To explain why this is possible I will first have to tell you something about “Big O”.  The .Net data structure for lists is not at all a poor or slow type. Adding something to the list is very fast (Usualy O(1) which means that no matter how much items are in the list, inserting another item will always be ‘constant time’ fast. No matter how much items are already in there).  Searching for an item however is a bit less fast.  To show how fast I will give a small code example:

return false;

This is roughly how the contains method is implemented. As you can see we have to traverse the entire list until we find that list[i] == searched is true. If the item is not in the list we have to wait till the last item and then we can tell that it was not there.  This type of solution is considered O(n)  here n means that the time it takes to execute this algorithm is dependent on n, the number of items.

There are multiple ways for an algorithm to be dependent on n. Here I list the most common dependencies (with examples where to find them).

 Complexity Real life example O(1) Boolean flags, searching in a hashtable O(log n) Binary search (only possible on sorted items) O(n) Iterative search (always possible) O(n^2) Sorting by using a loop in a loop

Usualy O(n^x) is considered inefficient but for some very specific problems involving primes it’s the fastest we can go. There are also problems that we can’t do efficiently yet, these involve all the problems in the class P ( http://en.wikipedia.org/wiki/Sharp-P )

Of course some problems are not exactly O(n). For example in the sample we could say we would have to do multiple things for each n. We have to check if ‘i’ is not bigger than the count, we have to check if we found our item, etc.. So let’s say that this problem is O(3n). This would be correct however we never write it down like that because constants don’t affect the complexity. Something that is O(n) depentend on n, will always be faster then something that is O(n^2) dependent on n.

Well academically it’s simple. No matter how inefficient your O(n) code. If another piece of code takes O(n^2) times (or anything else dependent on n) there is an n big enough which makes the algorithm dependent on n slower than the not dependent algorithm. Given this example O(1000n) versus O(n^2) we can see that for a number as small as 32 the ‘slow’ O(n) is slower than the ‘quick’ O(n^2). Since 32^2 = 1024 < 32000.

However what if we have a container with 1000 items. We now see that 1000^2 = 1000*1000. And what for an n even greater than 1000, say 1002? We now see that 1002^2 = 1004004 > 1002000. As we see 1000 is the breakeven point for O(1000n) and O(n^2). For an n greater than 1000 our O(n) algorithm is faster, as it should be.
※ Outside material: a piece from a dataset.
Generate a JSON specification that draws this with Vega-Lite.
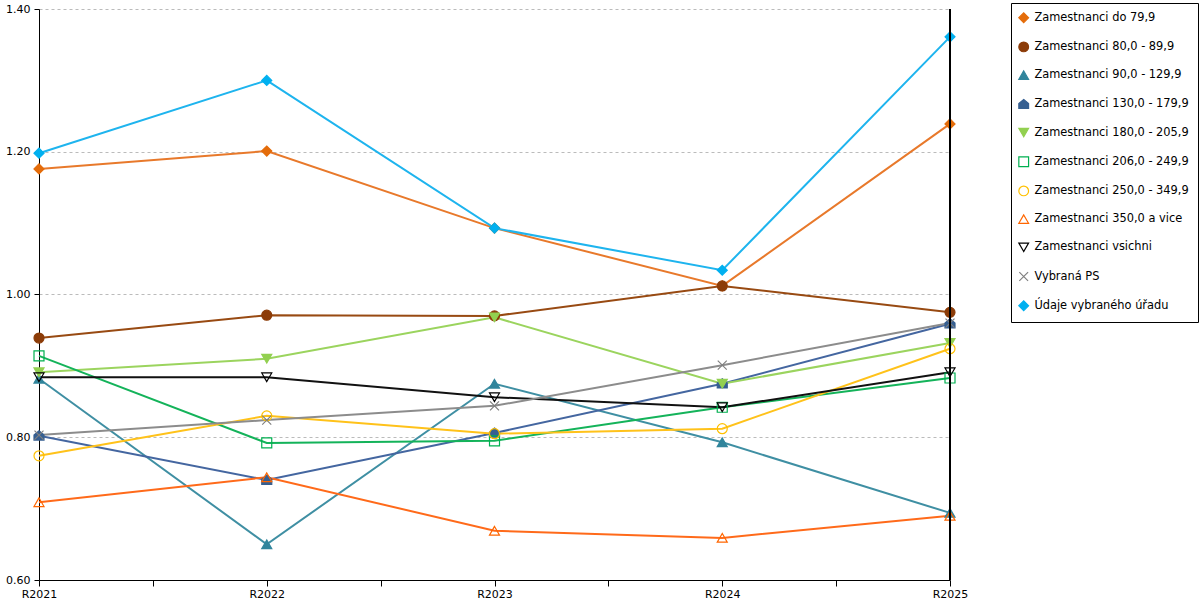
{
  "$schema": "https://vega.github.io/schema/vega-lite/v6.json",
  "autosize": {"type": "none"},
  "width": 911,
  "height": 571,
  "padding": {"left": 39, "top": 9, "right": 250, "bottom": 20},
  "background": "white",
  "config": {
    "view": {"stroke": null},
    "font": "DejaVu Sans",
    "axis": {"labelFont": "DejaVu Sans", "labelFontSize": 11, "labelColor": "#000", "domainColor": "black", "tickColor": "black", "title": null},
    "legend": {
      "orient": "none", "legendX": 972, "legendY": -6, "title": null,
      "strokeColor": "black", "fillColor": "white", "padding": 9,
      "rowPadding": 14.2, "symbolSize": 95, "symbolStrokeWidth": 1.2,
      "symbolOffset": -2,
      "labelFont": "DejaVu Sans", "labelFontSize": 11.4, "labelColor": "#000",
      "labelOffset": 5, "labelLimit": 300
    }
  },
  "data": {
    "values": [
      {"series": "Zamestnanci do 79,9", "year": 2021, "value": 1.176},
      {"series": "Zamestnanci do 79,9", "year": 2022, "value": 1.201},
      {"series": "Zamestnanci do 79,9", "year": 2023, "value": 1.093},
      {"series": "Zamestnanci do 79,9", "year": 2024, "value": 1.012},
      {"series": "Zamestnanci do 79,9", "year": 2025, "value": 1.239},
      {"series": "Zamestnanci 80,0 - 89,9", "year": 2021, "value": 0.939},
      {"series": "Zamestnanci 80,0 - 89,9", "year": 2022, "value": 0.971},
      {"series": "Zamestnanci 80,0 - 89,9", "year": 2023, "value": 0.970},
      {"series": "Zamestnanci 80,0 - 89,9", "year": 2024, "value": 1.012},
      {"series": "Zamestnanci 80,0 - 89,9", "year": 2025, "value": 0.975},
      {"series": "Zamestnanci 90,0 - 129,9", "year": 2021, "value": 0.882},
      {"series": "Zamestnanci 90,0 - 129,9", "year": 2022, "value": 0.650},
      {"series": "Zamestnanci 90,0 - 129,9", "year": 2023, "value": 0.875},
      {"series": "Zamestnanci 90,0 - 129,9", "year": 2024, "value": 0.793},
      {"series": "Zamestnanci 90,0 - 129,9", "year": 2025, "value": 0.694},
      {"series": "Zamestnanci 130,0 - 179,9", "year": 2021, "value": 0.802},
      {"series": "Zamestnanci 130,0 - 179,9", "year": 2022, "value": 0.740},
      {"series": "Zamestnanci 130,0 - 179,9", "year": 2023, "value": 0.806},
      {"series": "Zamestnanci 130,0 - 179,9", "year": 2024, "value": 0.875},
      {"series": "Zamestnanci 130,0 - 179,9", "year": 2025, "value": 0.959},
      {"series": "Zamestnanci 180,0 - 205,9", "year": 2021, "value": 0.891},
      {"series": "Zamestnanci 180,0 - 205,9", "year": 2022, "value": 0.910},
      {"series": "Zamestnanci 180,0 - 205,9", "year": 2023, "value": 0.968},
      {"series": "Zamestnanci 180,0 - 205,9", "year": 2024, "value": 0.875},
      {"series": "Zamestnanci 180,0 - 205,9", "year": 2025, "value": 0.932},
      {"series": "Zamestnanci 206,0 - 249,9", "year": 2021, "value": 0.914},
      {"series": "Zamestnanci 206,0 - 249,9", "year": 2022, "value": 0.792},
      {"series": "Zamestnanci 206,0 - 249,9", "year": 2023, "value": 0.795},
      {"series": "Zamestnanci 206,0 - 249,9", "year": 2024, "value": 0.842},
      {"series": "Zamestnanci 206,0 - 249,9", "year": 2025, "value": 0.883},
      {"series": "Zamestnanci 250,0 - 349,9", "year": 2021, "value": 0.774},
      {"series": "Zamestnanci 250,0 - 349,9", "year": 2022, "value": 0.830},
      {"series": "Zamestnanci 250,0 - 349,9", "year": 2023, "value": 0.805},
      {"series": "Zamestnanci 250,0 - 349,9", "year": 2024, "value": 0.812},
      {"series": "Zamestnanci 250,0 - 349,9", "year": 2025, "value": 0.924},
      {"series": "Zamestnanci 350,0 a vice", "year": 2021, "value": 0.709},
      {"series": "Zamestnanci 350,0 a vice", "year": 2022, "value": 0.744},
      {"series": "Zamestnanci 350,0 a vice", "year": 2023, "value": 0.669},
      {"series": "Zamestnanci 350,0 a vice", "year": 2024, "value": 0.659},
      {"series": "Zamestnanci 350,0 a vice", "year": 2025, "value": 0.690},
      {"series": "Zamestnanci vsichni", "year": 2021, "value": 0.884},
      {"series": "Zamestnanci vsichni", "year": 2022, "value": 0.884},
      {"series": "Zamestnanci vsichni", "year": 2023, "value": 0.856},
      {"series": "Zamestnanci vsichni", "year": 2024, "value": 0.842},
      {"series": "Zamestnanci vsichni", "year": 2025, "value": 0.891},
      {"series": "Vybraná PS", "year": 2021, "value": 0.803},
      {"series": "Vybraná PS", "year": 2022, "value": 0.824},
      {"series": "Vybraná PS", "year": 2023, "value": 0.844},
      {"series": "Vybraná PS", "year": 2024, "value": 0.901},
      {"series": "Vybraná PS", "year": 2025, "value": 0.960},
      {"series": "Údaje vybraného úřadu", "year": 2021, "value": 1.198},
      {"series": "Údaje vybraného úřadu", "year": 2022, "value": 1.300},
      {"series": "Údaje vybraného úřadu", "year": 2023, "value": 1.093},
      {"series": "Údaje vybraného úřadu", "year": 2024, "value": 1.034},
      {"series": "Údaje vybraného úřadu", "year": 2025, "value": 1.361}
    ]
  },
  "layer": [
    {
      "mark": {"type": "line", "strokeWidth": 2},
      "encoding": {
        "x": {
          "field": "year", "type": "quantitative",
          "scale": {"domain": [2021, 2025], "nice": false, "zero": false},
          "axis": {
            "values": [2021, 2021.5, 2022, 2022.5, 2023, 2023.5, 2024, 2024.5, 2025],
            "labelExpr": "datum.value % 1 === 0 ? 'R' + datum.value : ''",
            "grid": false, "tickSize": 6, "labelPadding": 2, "labelFlush": false
          }
        },
        "y": {
          "field": "value", "type": "quantitative",
          "scale": {"domain": [0.6, 1.4], "nice": false, "zero": false},
          "axis": {
            "values": [0.6, 0.8, 1.0, 1.2, 1.4], "format": ".2f",
            "grid": true, "gridColor": "#bbbbbb", "gridDash": [3, 3], "gridWidth": 1,
            "tickSize": 5, "labelPadding": 4
          }
        },
        "color": {
          "field": "series", "type": "nominal", "legend": null,
          "sort": ["Zamestnanci do 79,9", "Zamestnanci 80,0 - 89,9", "Zamestnanci 90,0 - 129,9", "Zamestnanci 130,0 - 179,9", "Zamestnanci 180,0 - 205,9", "Zamestnanci 206,0 - 249,9", "Zamestnanci 250,0 - 349,9", "Zamestnanci 350,0 a vice", "Zamestnanci vsichni", "Vybraná PS", "Údaje vybraného úřadu"],
          "scale": {
            "range": ["#E8792B", "#984A12", "#3F8FA3", "#4466A0", "#9BD45E", "#14B35A", "#FFC21A", "#FF6A1A", "#111111", "#8C8C8C", "#1EB4EE"]
          }
        }
      }
    },
    {
      "mark": {"type": "point", "size": 100, "strokeWidth": 1.2, "opacity": 1},
      "encoding": {
        "x": {"field": "year", "type": "quantitative"},
        "y": {"field": "value", "type": "quantitative"},
        "stroke": {
          "field": "series", "type": "nominal",
          "scale": {
            "domain": ["Zamestnanci do 79,9", "Zamestnanci 80,0 - 89,9", "Zamestnanci 90,0 - 129,9", "Zamestnanci 130,0 - 179,9", "Zamestnanci 180,0 - 205,9", "Zamestnanci 206,0 - 249,9", "Zamestnanci 250,0 - 349,9", "Zamestnanci 350,0 a vice", "Zamestnanci vsichni", "Vybraná PS", "Údaje vybraného úřadu"],
            "range": ["#E46C0A", "#8C3C08", "#31859C", "#365F91", "#92D050", "#00B050", "#FFC000", "#FF6600", "#000000", "#808080", "#00B0F0"]
          }
        },
        "fill": {
          "field": "series", "type": "nominal",
          "scale": {
            "domain": ["Zamestnanci do 79,9", "Zamestnanci 80,0 - 89,9", "Zamestnanci 90,0 - 129,9", "Zamestnanci 130,0 - 179,9", "Zamestnanci 180,0 - 205,9", "Zamestnanci 206,0 - 249,9", "Zamestnanci 250,0 - 349,9", "Zamestnanci 350,0 a vice", "Zamestnanci vsichni", "Vybraná PS", "Údaje vybraného úřadu"],
            "range": ["#E46C0A", "#8C3C08", "#31859C", "#365F91", "#92D050", "transparent", "transparent", "transparent", "transparent", "transparent", "#00B0F0"]
          }
        },
        "shape": {
          "field": "series", "type": "nominal",
          "scale": {
            "domain": ["Zamestnanci do 79,9", "Zamestnanci 80,0 - 89,9", "Zamestnanci 90,0 - 129,9", "Zamestnanci 130,0 - 179,9", "Zamestnanci 180,0 - 205,9", "Zamestnanci 206,0 - 249,9", "Zamestnanci 250,0 - 349,9", "Zamestnanci 350,0 a vice", "Zamestnanci vsichni", "Vybraná PS", "Údaje vybraného úřadu"],
            "range": ["diamond", "circle", "triangle-up", "M0,-1L1,-0.15L1,0.85L-1,0.85L-1,-0.15Z", "triangle-down", "square", "circle", "triangle-up", "triangle-down", "M-0.9,-0.9L0.9,0.9M-0.9,0.9L0.9,-0.9", "diamond"]
          }
        }
      }
    },
    {
      "mark": {"type": "rule", "color": "black", "strokeWidth": 1},
      "encoding": {"x": {"datum": 2025, "type": "quantitative"}}
    }
  ]
}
Academically we are done, but in the real world we have to make a consideration? What is the chance that there will be more than 1000 items in our data structure? If the question is very unlikely it might be smart to go with the O(n^2) algorithm although for large numbers this is always slower. (And remember that for every n bigger than 1000 this functions takes ^2 more time, not a n-constant factor).

Always analyze what functions are used most on your data structures. (Is your data structure insert, find, or delete heavy? And does it ‘indexing’ access?) There is no data structure that can do everything fast, so be sure to search for a data structure that is as close to O(1) as possible for you.

For example a linked list has faster deletion (O(1) once the item is found) , and equally fast insertion as a normal list, however using linkedlist is slow O(n) on a linked list while this is O(1) on a normal list. If you want to delete a lot you want to use a linked list, but if you want to index a lot you want to use a normal list.

Sometimes you can use two data structures in conjunction as to make all algorithms fast. Or cheat by doing a trick. Need to check if something is contained in a list? Try instead of using a list using a hash table which can do a ‘contains’ check in O(log n) or faster.  Or try using Boolean flags on the object it’s self.